== MATERIAL FOR THIS TASK

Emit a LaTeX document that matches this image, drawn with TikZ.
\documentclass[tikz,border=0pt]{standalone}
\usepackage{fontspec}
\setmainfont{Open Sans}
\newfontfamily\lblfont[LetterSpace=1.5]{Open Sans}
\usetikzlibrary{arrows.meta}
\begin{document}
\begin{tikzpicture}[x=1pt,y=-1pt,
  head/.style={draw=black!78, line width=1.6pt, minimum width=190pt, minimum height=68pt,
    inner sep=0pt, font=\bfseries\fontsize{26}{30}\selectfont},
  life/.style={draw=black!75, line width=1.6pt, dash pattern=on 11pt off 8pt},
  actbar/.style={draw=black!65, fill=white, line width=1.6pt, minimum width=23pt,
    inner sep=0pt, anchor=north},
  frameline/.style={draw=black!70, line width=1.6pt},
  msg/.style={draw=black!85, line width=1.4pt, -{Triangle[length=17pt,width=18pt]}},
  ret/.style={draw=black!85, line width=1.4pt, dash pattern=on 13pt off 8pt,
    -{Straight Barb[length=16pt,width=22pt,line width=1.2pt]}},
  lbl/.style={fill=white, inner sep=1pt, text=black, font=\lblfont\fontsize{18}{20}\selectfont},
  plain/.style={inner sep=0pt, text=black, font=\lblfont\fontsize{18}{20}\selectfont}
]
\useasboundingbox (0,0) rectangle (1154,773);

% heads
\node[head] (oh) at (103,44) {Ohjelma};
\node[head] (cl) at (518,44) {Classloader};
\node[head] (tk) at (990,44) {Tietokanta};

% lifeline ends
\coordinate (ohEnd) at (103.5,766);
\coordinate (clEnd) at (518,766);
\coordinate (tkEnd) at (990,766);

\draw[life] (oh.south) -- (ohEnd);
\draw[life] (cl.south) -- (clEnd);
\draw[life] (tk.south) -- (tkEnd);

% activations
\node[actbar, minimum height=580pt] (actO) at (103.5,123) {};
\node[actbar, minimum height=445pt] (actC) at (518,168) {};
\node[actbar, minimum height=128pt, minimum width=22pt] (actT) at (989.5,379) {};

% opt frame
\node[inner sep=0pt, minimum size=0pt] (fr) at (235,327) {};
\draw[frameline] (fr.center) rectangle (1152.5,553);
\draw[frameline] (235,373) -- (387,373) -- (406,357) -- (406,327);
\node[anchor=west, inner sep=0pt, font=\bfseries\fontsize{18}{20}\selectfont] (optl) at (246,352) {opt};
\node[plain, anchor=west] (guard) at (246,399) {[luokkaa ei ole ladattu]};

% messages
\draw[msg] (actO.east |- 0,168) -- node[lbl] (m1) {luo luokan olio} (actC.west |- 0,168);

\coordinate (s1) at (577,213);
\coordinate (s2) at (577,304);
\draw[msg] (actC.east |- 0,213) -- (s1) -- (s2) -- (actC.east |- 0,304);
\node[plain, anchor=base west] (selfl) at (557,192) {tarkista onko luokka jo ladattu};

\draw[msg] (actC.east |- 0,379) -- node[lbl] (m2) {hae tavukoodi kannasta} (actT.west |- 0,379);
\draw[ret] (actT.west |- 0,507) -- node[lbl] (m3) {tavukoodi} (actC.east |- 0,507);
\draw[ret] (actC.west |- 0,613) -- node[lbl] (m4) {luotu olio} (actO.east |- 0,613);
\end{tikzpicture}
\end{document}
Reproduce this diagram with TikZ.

====

- _TASK_
Copy out all of the records shown above exactly.

- _THE ANSWER_
Emit a LaTeX document that matches this image, drawn with TikZ.
\documentclass[tikz,border=0pt]{standalone}
\usepackage{fontspec}
\setmainfont{Open Sans}
\newfontfamily\lblfont[LetterSpace=1.5]{Open Sans}
\usetikzlibrary{arrows.meta}
\begin{document}
\begin{tikzpicture}[x=1pt,y=-1pt,
  head/.style={draw=black!78, line width=1.6pt, minimum width=190pt, minimum height=68pt,
    inner sep=0pt, font=\bfseries\fontsize{26}{30}\selectfont},
  life/.style={draw=black!75, line width=1.6pt, dash pattern=on 11pt off 8pt},
  actbar/.style={draw=black!65, fill=white, line width=1.6pt, minimum width=23pt,
    inner sep=0pt, anchor=north},
  frameline/.style={draw=black!70, line width=1.6pt},
  msg/.style={draw=black!85, line width=1.4pt, -{Triangle[length=17pt,width=18pt]}},
  ret/.style={draw=black!85, line width=1.4pt, dash pattern=on 13pt off 8pt,
    -{Straight Barb[length=16pt,width=22pt,line width=1.2pt]}},
  lbl/.style={fill=white, inner sep=1pt, text=black, font=\lblfont\fontsize{18}{20}\selectfont},
  plain/.style={inner sep=0pt, text=black, font=\lblfont\fontsize{18}{20}\selectfont}
]
\useasboundingbox (0,0) rectangle (1154,773);

% heads
\node[head] (oh) at (103,44) {Ohjelma};
\node[head] (cl) at (518,44) {Classloader};
\node[head] (tk) at (990,44) {Tietokanta};

% lifeline ends
\coordinate (ohEnd) at (103.5,766);
\coordinate (clEnd) at (518,766);
\coordinate (tkEnd) at (990,766);

\draw[life] (oh.south) -- (ohEnd);
\draw[life] (cl.south) -- (clEnd);
\draw[life] (tk.south) -- (tkEnd);

% activations
\node[actbar, minimum height=580pt] (actO) at (103.5,123) {};
\node[actbar, minimum height=445pt] (actC) at (518,168) {};
\node[actbar, minimum height=128pt, minimum width=22pt] (actT) at (989.5,379) {};

% opt frame
\node[inner sep=0pt, minimum size=0pt] (fr) at (235,327) {};
\draw[frameline] (fr.center) rectangle (1152.5,553);
\draw[frameline] (235,373) -- (387,373) -- (406,357) -- (406,327);
\node[anchor=west, inner sep=0pt, font=\bfseries\fontsize{18}{20}\selectfont] (optl) at (246,352) {opt};
\node[plain, anchor=west] (guard) at (246,399) {[luokkaa ei ole ladattu]};

% messages
\draw[msg] (actO.east |- 0,168) -- node[lbl] (m1) {luo luokan olio} (actC.west |- 0,168);

\coordinate (s1) at (577,213);
\coordinate (s2) at (577,304);
\draw[msg] (actC.east |- 0,213) -- (s1) -- (s2) -- (actC.east |- 0,304);
\node[plain, anchor=base west] (selfl) at (557,192) {tarkista onko luokka jo ladattu};

\draw[msg] (actC.east |- 0,379) -- node[lbl] (m2) {hae tavukoodi kannasta} (actT.west |- 0,379);
\draw[ret] (actT.west |- 0,507) -- node[lbl] (m3) {tavukoodi} (actC.east |- 0,507);
\draw[ret] (actC.west |- 0,613) -- node[lbl] (m4) {luotu olio} (actO.east |- 0,613);
\end{tikzpicture}
\end{document}
Reproduce this diagram with TikZ.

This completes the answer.